* start DATA SEGMENT *
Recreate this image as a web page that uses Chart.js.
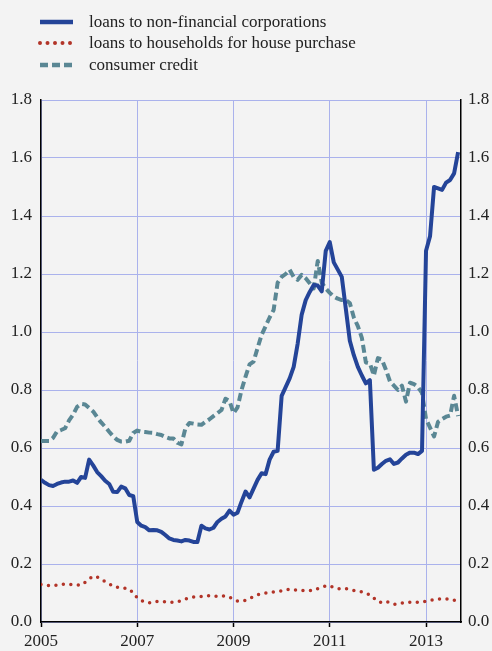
<!DOCTYPE html>
<html>
<head>
<meta charset="utf-8">
<script src="https://cdn.jsdelivr.net/npm/chart.js@4/dist/chart.umd.min.js"></script>
<style>
    html, body { margin: 0; padding: 0; background: #f3f3f3; }
    #wrap { position: relative; width: 492px; height: 651px; }
    #chartLoans { position: absolute; left: 0; top: 0; }
    #legend { position: absolute; left: 0; top: 12px; font-family: 'Liberation Serif', serif; font-size: 17px; color: #222; }
    .row { position: relative; height: 21.4px; line-height: 21.4px; }
    .row svg { position: absolute; left: 38px; top: 4px; }
    .row span { position: absolute; left: 89px; top: -1px; white-space: nowrap; }
</style>
</head>
<body>
<div id="wrap">
    <canvas id="chartLoans" width="492" height="651"></canvas>
    <div id="legend"></div>
</div>
<script>
'use strict';

// monthly observations, January 2005 to September 2013
const FIRST_YEAR = 2005;
const YEAR_TICKS = ['2005', '2007', '2009', '2011', '2013'];

const nonFinancialCorporations = [
    0.49, 0.48, 0.472, 0.469, 0.476, 0.481, 0.484, 0.484, 0.488, 0.48, 0.50, 0.497,
    0.56, 0.54, 0.517, 0.503, 0.487, 0.476, 0.449, 0.448, 0.467, 0.461, 0.438, 0.434,
    0.345, 0.332, 0.327, 0.316, 0.317, 0.316, 0.311, 0.30, 0.288, 0.283, 0.281, 0.278,
    0.283, 0.281, 0.276, 0.276, 0.332, 0.323, 0.319, 0.325, 0.345, 0.356, 0.364, 0.384,
    0.37, 0.377, 0.415, 0.45, 0.43, 0.46, 0.49, 0.513, 0.51, 0.56, 0.587, 0.59,
    0.78, 0.81, 0.84, 0.88, 0.96, 1.06, 1.11, 1.138, 1.162, 1.16, 1.14, 1.28,
    1.31, 1.24, 1.215, 1.19, 1.08, 0.97, 0.92, 0.88, 0.85, 0.823, 0.834, 0.525,
    0.532, 0.545, 0.556, 0.561, 0.545, 0.55, 0.564, 0.577, 0.584, 0.584, 0.579, 0.59,
    1.28, 1.33, 1.50, 1.495, 1.49, 1.515, 1.524, 1.547, 1.62
];

const housePurchase = [
    0.129, 0.127, 0.126, 0.126, 0.127, 0.13, 0.131, 0.13, 0.129, 0.128, 0.127, 0.137,
    0.148, 0.158, 0.155, 0.147, 0.139, 0.132, 0.122, 0.12, 0.118, 0.116, 0.114, 0.10,
    0.083, 0.074, 0.068, 0.066, 0.07, 0.071, 0.071, 0.07, 0.068, 0.068, 0.069, 0.074,
    0.079, 0.083, 0.086, 0.087, 0.088, 0.09, 0.091, 0.09, 0.088, 0.09, 0.09, 0.085,
    0.079, 0.072, 0.072, 0.075, 0.082, 0.087, 0.094, 0.097, 0.10, 0.102, 0.104, 0.105,
    0.107, 0.11, 0.113, 0.112, 0.109, 0.109, 0.109, 0.109, 0.109, 0.115, 0.12, 0.124,
    0.125, 0.118, 0.115, 0.114, 0.115, 0.112, 0.109, 0.106, 0.104, 0.10, 0.093, 0.082,
    0.07, 0.067, 0.071, 0.066, 0.061, 0.063, 0.065, 0.067, 0.068, 0.068, 0.068, 0.07,
    0.071, 0.074, 0.077, 0.079, 0.079, 0.079, 0.079, 0.075, 0.076
];

const consumerCredit = [
    0.624, 0.624, 0.624, 0.635, 0.657, 0.662, 0.668, 0.695, 0.715, 0.742, 0.752, 0.75,
    0.738, 0.726, 0.706, 0.688, 0.673, 0.656, 0.64, 0.628, 0.622, 0.622, 0.625, 0.652,
    0.66, 0.656, 0.655, 0.653, 0.652, 0.648, 0.645, 0.638, 0.633, 0.633, 0.618, 0.612,
    0.668, 0.686, 0.684, 0.681, 0.68, 0.69, 0.699, 0.71, 0.72, 0.731, 0.77, 0.762,
    0.72, 0.74, 0.80, 0.846, 0.888, 0.898, 0.945, 0.99, 1.02, 1.05, 1.076, 1.17,
    1.19, 1.20, 1.215, 1.19, 1.18, 1.197, 1.185, 1.168, 1.15, 1.245, 1.17, 1.15,
    1.135, 1.122, 1.115, 1.11, 1.11, 1.10, 1.05, 1.02, 0.98, 0.895, 0.892, 0.85,
    0.91, 0.905, 0.87, 0.83, 0.815, 0.80, 0.815, 0.76, 0.825, 0.82, 0.81, 0.79,
    0.70, 0.67, 0.64, 0.69, 0.70, 0.708, 0.712, 0.78, 0.71
];

const SERIES = [
    { label: 'loans to non-financial corporations', values: nonFinancialCorporations,
      color: 'rgb(36, 68, 152)', width: 4, dash: [], cap: 'butt' },
    { label: 'loans to households for house purchase', values: housePurchase,
      color: 'rgb(178, 52, 40)', width: 3.5, dash: [0, 7.5], cap: 'round' },
    { label: 'consumer credit', values: consumerCredit,
      color: 'rgb(90, 135, 148)', width: 4, dash: [8, 4], cap: 'butt' }
];

// x is measured in years since January 2005 so that the 2-year ticks land on odd years
function toPoints(values) {
    return values.map(function (v, i) {
        return { x: i / 12, y: v };
    });
}

function legendSample(s) {
    let line = '<line x1="2" y1="6" x2="35" y2="6" stroke="' + s.color + '" stroke-width="' + (s.width + 0.5) +
        '" stroke-linecap="' + s.cap + '" stroke-dasharray="' + (s.dash.length ? s.dash.join(',') : 'none') + '"/>';
    return '<svg width="40" height="12">' + line + '</svg>';
}

function buildLegend() {
    let html = '';
    SERIES.forEach(function (s) {
        html += '<div class="row">' + legendSample(s) + '<span>' + s.label + '</span></div>';
    });
    document.getElementById('legend').innerHTML = html;
}

const serif = { family: "'Liberation Serif', 'Times New Roman', serif", size: 17 };
const gridBlue = 'rgb(170, 178, 236)';
const lastX = (nonFinancialCorporations.length - 1) / 12;

const data = {
    datasets: SERIES.map(function (s) {
        return {
            label: s.label,
            data: toPoints(s.values),
            borderColor: s.color,
            backgroundColor: s.color,
            borderWidth: s.width,
            borderDash: s.dash,
            borderCapStyle: s.cap,
            borderJoinStyle: 'round',
            pointRadius: 0,
            tension: 0,
            yAxisID: 'y'
        };
    })
};

const config = {
    type: 'line',
    data,
    options: {
        responsive: false,
        animation: false,
        layout: { padding: { top: 100, left: 0, right: 0, bottom: 0 } },
        plugins: { legend: { display: false }, tooltip: { enabled: false } },
        scales: {
            x: {
                type: 'linear',
                min: 0,
                max: lastX + 0.06,
                afterFit: function (scale) { scale.height = 29; },
                grid: { color: gridBlue, lineWidth: 1, tickColor: '#000', tickLength: 5, tickWidth: 1.5 },
                border: { color: '#000', width: 1.5 },
                ticks: {
                    stepSize: 2,
                    includeBounds: false,
                    padding: 4,
                    color: '#222',
                    font: serif,
                    maxRotation: 0,
                    autoSkip: false,
                    callback: function (v) {
                        let label = String(FIRST_YEAR + Math.round(v));
                        return YEAR_TICKS.includes(label) ? label : '';
                    }
                }
            },
            y: {
                position: 'left',
                min: 0,
                max: 1.8,
                afterFit: function (scale) { scale.width = 41; },
                grid: { color: gridBlue, lineWidth: 1, drawTicks: false },
                border: { color: '#000', width: 1.5 },
                ticks: { stepSize: 0.2, padding: 9, color: '#222', font: serif,
                         callback: function (v) { return v.toFixed(1); } }
            },
            y2: {
                position: 'right',
                min: 0,
                max: 1.8,
                afterFit: function (scale) { scale.width = 31; },
                grid: { display: false, drawTicks: false },
                border: { color: '#000', width: 1.5 },
                ticks: { stepSize: 0.2, padding: 7, color: '#222', font: serif,
                         callback: function (v) { return v.toFixed(1); } }
            }
        }
    }
};

buildLegend();
var chartLoans = new Chart(document.getElementById('chartLoans'), config);
</script>
</body>
</html>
* end DATA SEGMENT *
State how many lines above contain the string "that", with no other words.

2